EISD Communications Director Claudia McWhorter said the district’s board of trustees will discuss the new accountability system in February and could decide to pass a resolution in support of the system’s repeal in the future.
Despite the fact that school districts across the state are seeking to repeal the A-F rating system, Lt. Gov. Dan Patrick has said A-F will not be repealed or replaced. State legislators seem poised to move forward with the new system.
Some bills that have been filed in this legislative session either add more indicators to Domain IV or slightly change the wording in the Texas Education Code for the accountability system.
In a statement, Sen.
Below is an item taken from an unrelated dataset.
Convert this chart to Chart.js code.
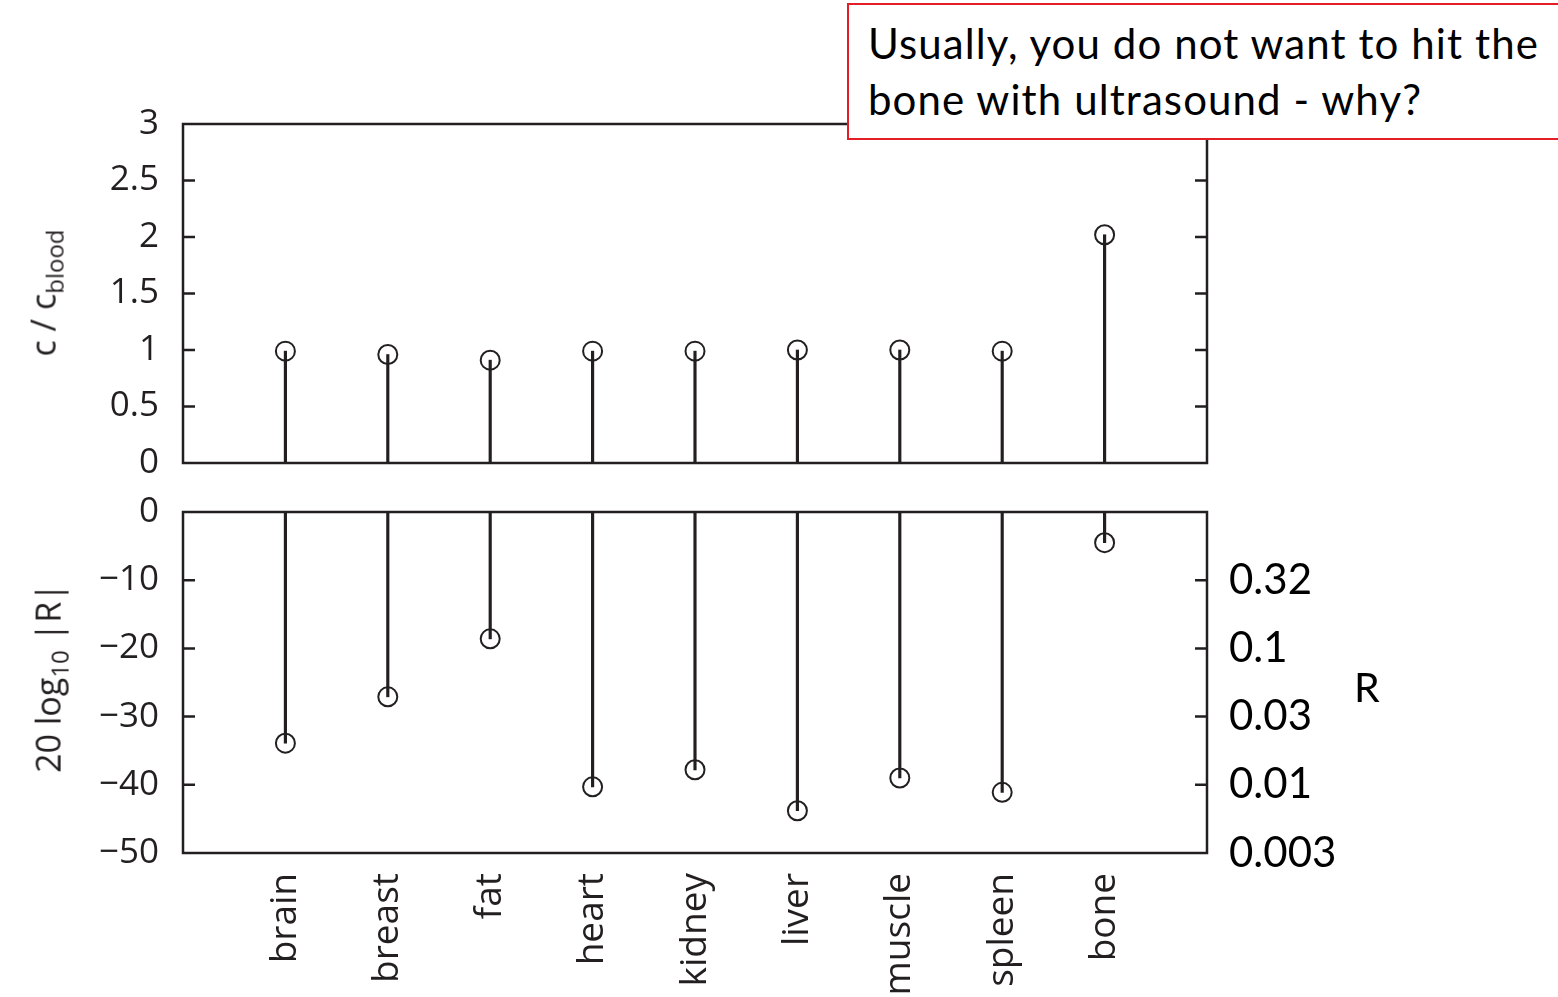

Larry Taylor, R-Friendswood, who sponsored HB 2804, said the system is not going away.
“Our students and parents deserve a grading system that helps individual students, their campuses and their districts transparently measure academic success and clearly delineate where improvements are needed,” Taylor said. “I realize that some folks are frustrated with accountability, but the taxpayers of Texas deserve to know if their hard-earned tax dollars are being wisely spent and that our students are getting the quality education they deserve.”
During the Senate Finance Committee hearing held Jan. 24, Taylor said he would devote part of this session to refining the domains so they would be better indicators of student performance going forward.
“I do think an accountability system is important,” Washburn said. “Having data that districts across the state can look at in order to identify best practices and which areas need to improve is important. Putting a letter grade or number to it isn’t necessarily the best way to do that.”
The primary author of HB 2804, former Rep. Jimmie Don Aycock, R-Killeen, retired in 2015. The joint bill author, Rep. Morgan Meyer, R-Dallas, declined comment to Community Impact Newspaper.